- _What you have to do_
From the line with "Clone this chart in Plotly." through the final line, transcribe the material below character for character; include no other lines.

- _Records provided_

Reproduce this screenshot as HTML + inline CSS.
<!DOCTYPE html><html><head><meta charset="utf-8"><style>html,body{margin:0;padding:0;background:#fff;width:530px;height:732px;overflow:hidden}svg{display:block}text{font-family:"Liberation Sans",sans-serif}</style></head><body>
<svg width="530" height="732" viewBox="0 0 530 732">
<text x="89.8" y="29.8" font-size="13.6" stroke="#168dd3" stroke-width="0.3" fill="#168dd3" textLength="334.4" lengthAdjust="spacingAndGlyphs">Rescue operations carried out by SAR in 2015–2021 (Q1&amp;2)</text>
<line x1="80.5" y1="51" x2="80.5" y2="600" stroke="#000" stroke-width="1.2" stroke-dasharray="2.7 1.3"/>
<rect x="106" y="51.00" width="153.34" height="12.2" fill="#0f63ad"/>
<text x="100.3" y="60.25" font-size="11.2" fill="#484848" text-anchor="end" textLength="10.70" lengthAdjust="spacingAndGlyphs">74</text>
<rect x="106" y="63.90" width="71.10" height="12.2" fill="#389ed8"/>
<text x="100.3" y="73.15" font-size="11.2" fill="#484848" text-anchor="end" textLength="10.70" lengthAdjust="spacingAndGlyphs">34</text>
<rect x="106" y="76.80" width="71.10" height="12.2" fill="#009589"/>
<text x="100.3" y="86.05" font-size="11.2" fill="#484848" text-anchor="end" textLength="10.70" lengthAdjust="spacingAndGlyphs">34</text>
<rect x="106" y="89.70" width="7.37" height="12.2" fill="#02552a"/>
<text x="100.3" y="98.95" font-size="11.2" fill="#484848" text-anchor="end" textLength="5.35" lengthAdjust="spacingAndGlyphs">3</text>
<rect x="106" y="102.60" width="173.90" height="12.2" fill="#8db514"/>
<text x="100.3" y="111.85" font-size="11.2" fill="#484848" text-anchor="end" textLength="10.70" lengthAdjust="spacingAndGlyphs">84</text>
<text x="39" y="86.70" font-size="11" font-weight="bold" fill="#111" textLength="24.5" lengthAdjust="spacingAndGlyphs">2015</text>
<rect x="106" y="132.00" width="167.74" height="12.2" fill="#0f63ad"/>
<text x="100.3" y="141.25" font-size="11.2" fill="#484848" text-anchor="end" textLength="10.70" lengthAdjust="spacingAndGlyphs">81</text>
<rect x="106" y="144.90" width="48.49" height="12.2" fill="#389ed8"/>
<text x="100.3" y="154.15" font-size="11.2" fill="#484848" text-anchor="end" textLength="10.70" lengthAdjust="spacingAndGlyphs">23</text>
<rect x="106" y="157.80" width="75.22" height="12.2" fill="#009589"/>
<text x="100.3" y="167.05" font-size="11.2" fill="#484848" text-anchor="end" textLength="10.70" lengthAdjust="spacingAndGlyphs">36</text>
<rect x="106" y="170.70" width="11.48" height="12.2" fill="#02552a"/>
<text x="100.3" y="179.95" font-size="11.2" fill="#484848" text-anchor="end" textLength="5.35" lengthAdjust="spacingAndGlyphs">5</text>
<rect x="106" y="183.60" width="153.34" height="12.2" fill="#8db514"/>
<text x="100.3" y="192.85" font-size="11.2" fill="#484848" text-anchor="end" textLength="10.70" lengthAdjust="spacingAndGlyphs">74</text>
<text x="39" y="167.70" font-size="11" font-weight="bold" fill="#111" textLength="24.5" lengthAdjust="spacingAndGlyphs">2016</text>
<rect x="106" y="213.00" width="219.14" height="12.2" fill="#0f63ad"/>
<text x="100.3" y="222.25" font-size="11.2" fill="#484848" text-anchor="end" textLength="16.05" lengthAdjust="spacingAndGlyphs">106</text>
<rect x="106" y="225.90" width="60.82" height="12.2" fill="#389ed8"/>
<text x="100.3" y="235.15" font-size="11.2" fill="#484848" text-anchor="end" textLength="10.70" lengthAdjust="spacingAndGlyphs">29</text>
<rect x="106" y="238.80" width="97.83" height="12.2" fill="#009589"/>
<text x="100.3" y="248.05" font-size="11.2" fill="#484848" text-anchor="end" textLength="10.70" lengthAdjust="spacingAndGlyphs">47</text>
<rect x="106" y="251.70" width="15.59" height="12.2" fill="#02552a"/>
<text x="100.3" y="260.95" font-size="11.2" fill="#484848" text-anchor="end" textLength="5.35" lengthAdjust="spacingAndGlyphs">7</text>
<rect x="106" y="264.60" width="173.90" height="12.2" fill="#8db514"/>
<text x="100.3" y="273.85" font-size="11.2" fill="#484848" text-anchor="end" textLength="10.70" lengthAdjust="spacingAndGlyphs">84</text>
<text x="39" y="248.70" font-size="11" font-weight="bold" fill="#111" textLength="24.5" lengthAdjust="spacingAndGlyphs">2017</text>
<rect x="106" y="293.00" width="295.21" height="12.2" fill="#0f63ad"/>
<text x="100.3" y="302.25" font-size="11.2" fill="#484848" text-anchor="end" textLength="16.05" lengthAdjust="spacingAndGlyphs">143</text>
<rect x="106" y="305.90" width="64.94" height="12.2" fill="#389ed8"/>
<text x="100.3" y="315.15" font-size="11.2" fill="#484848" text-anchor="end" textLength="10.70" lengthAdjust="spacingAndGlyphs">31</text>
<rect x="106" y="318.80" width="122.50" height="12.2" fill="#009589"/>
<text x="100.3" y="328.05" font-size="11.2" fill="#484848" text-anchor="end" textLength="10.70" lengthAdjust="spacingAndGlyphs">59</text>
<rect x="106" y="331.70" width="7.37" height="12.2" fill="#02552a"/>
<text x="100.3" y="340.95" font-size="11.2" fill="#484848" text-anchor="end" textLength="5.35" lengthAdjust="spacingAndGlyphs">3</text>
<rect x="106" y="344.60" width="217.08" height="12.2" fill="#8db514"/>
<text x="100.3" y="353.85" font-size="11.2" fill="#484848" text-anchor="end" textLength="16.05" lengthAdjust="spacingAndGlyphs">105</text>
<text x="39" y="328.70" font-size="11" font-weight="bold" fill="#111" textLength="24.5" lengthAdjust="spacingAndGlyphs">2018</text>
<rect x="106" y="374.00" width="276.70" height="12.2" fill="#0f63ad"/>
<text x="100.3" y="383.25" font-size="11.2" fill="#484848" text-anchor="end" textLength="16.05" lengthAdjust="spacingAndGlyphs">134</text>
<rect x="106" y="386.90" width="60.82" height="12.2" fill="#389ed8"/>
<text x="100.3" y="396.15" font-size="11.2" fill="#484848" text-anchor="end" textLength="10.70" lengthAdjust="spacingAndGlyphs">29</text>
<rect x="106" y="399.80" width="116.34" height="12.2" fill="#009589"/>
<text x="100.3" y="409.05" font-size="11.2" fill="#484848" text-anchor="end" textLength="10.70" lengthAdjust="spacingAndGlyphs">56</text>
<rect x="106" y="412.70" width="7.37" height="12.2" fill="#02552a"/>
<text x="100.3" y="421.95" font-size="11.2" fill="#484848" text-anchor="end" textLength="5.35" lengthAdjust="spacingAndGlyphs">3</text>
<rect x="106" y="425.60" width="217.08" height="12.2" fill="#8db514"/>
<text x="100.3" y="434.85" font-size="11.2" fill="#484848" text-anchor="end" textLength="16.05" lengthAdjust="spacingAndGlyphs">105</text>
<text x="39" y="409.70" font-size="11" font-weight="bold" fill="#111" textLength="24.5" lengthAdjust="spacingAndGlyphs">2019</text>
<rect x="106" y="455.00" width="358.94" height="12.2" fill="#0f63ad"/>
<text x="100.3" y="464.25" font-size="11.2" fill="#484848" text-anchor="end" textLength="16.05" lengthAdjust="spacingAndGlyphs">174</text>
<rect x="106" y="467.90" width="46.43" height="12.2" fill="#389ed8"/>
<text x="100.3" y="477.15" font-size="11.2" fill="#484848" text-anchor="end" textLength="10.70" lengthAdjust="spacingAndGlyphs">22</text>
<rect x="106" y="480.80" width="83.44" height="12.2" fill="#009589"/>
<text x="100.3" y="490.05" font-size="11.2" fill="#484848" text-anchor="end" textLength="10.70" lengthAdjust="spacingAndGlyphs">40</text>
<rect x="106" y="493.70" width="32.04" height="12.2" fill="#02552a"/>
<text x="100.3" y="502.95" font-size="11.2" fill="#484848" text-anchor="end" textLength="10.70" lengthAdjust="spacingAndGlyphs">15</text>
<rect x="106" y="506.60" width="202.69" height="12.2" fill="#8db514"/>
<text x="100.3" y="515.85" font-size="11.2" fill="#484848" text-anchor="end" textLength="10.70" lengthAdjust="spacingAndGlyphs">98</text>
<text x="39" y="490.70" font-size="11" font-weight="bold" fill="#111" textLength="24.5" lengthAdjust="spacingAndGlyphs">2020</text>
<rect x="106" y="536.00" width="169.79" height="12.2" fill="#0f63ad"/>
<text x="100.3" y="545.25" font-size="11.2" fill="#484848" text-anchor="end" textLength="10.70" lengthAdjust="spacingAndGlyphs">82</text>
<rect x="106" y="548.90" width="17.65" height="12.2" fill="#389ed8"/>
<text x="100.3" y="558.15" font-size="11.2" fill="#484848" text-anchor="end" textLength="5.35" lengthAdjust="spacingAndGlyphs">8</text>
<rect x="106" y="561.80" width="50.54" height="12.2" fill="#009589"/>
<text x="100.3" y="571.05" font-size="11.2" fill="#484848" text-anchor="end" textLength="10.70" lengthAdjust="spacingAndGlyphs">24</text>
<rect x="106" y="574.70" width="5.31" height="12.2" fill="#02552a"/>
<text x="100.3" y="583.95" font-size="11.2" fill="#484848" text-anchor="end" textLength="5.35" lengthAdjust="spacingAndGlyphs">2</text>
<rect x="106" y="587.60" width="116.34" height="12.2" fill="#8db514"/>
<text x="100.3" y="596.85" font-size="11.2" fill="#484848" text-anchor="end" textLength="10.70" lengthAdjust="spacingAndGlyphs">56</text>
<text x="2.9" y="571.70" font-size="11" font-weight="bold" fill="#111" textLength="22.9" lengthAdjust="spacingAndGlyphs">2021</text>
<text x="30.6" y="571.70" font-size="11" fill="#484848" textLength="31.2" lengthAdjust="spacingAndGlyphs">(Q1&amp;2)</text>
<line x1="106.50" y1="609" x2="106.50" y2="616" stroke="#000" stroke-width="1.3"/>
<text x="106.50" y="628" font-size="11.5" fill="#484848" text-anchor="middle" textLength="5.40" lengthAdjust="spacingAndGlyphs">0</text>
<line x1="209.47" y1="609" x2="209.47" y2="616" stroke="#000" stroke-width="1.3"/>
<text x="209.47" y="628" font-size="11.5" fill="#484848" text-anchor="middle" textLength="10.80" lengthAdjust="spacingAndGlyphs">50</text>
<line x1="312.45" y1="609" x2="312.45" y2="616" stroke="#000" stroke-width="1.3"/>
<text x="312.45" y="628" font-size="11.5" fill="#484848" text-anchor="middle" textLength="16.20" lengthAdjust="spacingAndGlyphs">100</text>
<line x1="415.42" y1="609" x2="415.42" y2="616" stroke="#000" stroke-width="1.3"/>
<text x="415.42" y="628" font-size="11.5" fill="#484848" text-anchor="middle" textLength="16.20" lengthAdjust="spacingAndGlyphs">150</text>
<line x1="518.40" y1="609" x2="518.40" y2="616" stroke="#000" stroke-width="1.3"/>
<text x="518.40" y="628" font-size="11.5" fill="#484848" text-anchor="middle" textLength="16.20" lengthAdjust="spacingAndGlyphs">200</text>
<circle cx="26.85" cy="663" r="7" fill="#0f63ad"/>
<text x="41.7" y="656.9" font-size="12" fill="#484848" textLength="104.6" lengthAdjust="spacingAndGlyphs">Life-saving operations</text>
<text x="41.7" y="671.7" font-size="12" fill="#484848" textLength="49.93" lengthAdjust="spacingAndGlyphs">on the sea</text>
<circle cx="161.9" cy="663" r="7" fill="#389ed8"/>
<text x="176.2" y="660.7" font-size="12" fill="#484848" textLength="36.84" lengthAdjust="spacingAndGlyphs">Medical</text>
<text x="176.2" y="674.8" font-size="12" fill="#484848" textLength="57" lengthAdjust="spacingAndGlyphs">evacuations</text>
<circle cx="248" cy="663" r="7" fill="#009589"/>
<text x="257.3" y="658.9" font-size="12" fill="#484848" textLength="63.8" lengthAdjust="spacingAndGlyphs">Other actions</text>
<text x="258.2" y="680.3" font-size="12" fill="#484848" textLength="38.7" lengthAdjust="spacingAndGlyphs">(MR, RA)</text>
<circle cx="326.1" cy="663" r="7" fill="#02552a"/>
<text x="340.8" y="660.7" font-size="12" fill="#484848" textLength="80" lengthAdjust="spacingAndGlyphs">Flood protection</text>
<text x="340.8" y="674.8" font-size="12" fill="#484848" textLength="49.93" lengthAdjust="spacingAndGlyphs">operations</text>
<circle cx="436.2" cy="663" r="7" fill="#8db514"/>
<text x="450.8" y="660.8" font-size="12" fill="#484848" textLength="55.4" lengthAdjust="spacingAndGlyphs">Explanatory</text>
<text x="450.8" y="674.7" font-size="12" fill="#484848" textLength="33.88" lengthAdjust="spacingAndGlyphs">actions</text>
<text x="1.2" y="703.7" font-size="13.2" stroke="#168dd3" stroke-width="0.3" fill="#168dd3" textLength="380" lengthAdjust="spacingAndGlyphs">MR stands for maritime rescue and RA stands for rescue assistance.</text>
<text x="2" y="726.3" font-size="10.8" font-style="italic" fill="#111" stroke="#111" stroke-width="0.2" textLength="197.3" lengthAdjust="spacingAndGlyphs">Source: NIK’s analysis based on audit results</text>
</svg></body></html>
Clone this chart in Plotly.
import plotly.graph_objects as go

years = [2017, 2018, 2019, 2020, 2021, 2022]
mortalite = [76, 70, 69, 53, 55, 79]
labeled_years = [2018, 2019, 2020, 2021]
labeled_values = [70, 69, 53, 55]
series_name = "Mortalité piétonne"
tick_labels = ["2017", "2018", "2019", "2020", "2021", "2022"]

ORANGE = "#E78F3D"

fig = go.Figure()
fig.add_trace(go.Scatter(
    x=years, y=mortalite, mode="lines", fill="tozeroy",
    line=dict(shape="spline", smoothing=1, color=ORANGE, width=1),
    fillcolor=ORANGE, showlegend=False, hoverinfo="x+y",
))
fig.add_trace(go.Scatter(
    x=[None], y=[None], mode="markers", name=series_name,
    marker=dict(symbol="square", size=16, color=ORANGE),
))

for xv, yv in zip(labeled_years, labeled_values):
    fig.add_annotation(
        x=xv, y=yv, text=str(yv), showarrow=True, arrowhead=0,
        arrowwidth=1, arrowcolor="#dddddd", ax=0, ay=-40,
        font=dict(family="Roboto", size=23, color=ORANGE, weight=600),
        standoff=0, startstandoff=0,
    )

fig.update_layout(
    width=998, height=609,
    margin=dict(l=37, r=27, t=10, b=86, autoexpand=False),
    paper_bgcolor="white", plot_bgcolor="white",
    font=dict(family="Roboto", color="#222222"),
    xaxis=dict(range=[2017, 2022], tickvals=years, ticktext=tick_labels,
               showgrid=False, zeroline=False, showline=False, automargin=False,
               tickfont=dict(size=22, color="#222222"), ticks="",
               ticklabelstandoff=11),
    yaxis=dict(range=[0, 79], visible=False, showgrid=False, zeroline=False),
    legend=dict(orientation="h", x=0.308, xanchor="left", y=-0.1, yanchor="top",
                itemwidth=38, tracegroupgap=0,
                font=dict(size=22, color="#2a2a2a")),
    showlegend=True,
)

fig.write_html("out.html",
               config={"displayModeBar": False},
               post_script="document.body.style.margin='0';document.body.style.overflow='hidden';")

- _Answer for the task_
Clone this chart in Plotly.
import plotly.graph_objects as go

years = [2017, 2018, 2019, 2020, 2021, 2022]
mortalite = [76, 70, 69, 53, 55, 79]
labeled_years = [2018, 2019, 2020, 2021]
labeled_values = [70, 69, 53, 55]
series_name = "Mortalité piétonne"
tick_labels = ["2017", "2018", "2019", "2020", "2021", "2022"]

ORANGE = "#E78F3D"

fig = go.Figure()
fig.add_trace(go.Scatter(
    x=years, y=mortalite, mode="lines", fill="tozeroy",
    line=dict(shape="spline", smoothing=1, color=ORANGE, width=1),
    fillcolor=ORANGE, showlegend=False, hoverinfo="x+y",
))
fig.add_trace(go.Scatter(
    x=[None], y=[None], mode="markers", name=series_name,
    marker=dict(symbol="square", size=16, color=ORANGE),
))

for xv, yv in zip(labeled_years, labeled_values):
    fig.add_annotation(
        x=xv, y=yv, text=str(yv), showarrow=True, arrowhead=0,
        arrowwidth=1, arrowcolor="#dddddd", ax=0, ay=-40,
        font=dict(family="Roboto", size=23, color=ORANGE, weight=600),
        standoff=0, startstandoff=0,
    )

fig.update_layout(
    width=998, height=609,
    margin=dict(l=37, r=27, t=10, b=86, autoexpand=False),
    paper_bgcolor="white", plot_bgcolor="white",
    font=dict(family="Roboto", color="#222222"),
    xaxis=dict(range=[2017, 2022], tickvals=years, ticktext=tick_labels,
               showgrid=False, zeroline=False, showline=False, automargin=False,
               tickfont=dict(size=22, color="#222222"), ticks="",
               ticklabelstandoff=11),
    yaxis=dict(range=[0, 79], visible=False, showgrid=False, zeroline=False),
    legend=dict(orientation="h", x=0.308, xanchor="left", y=-0.1, yanchor="top",
                itemwidth=38, tracegroupgap=0,
                font=dict(size=22, color="#2a2a2a")),
    showlegend=True,
)

fig.write_html("out.html",
               config={"displayModeBar": False},
               post_script="document.body.style.margin='0';document.body.style.overflow='hidden';")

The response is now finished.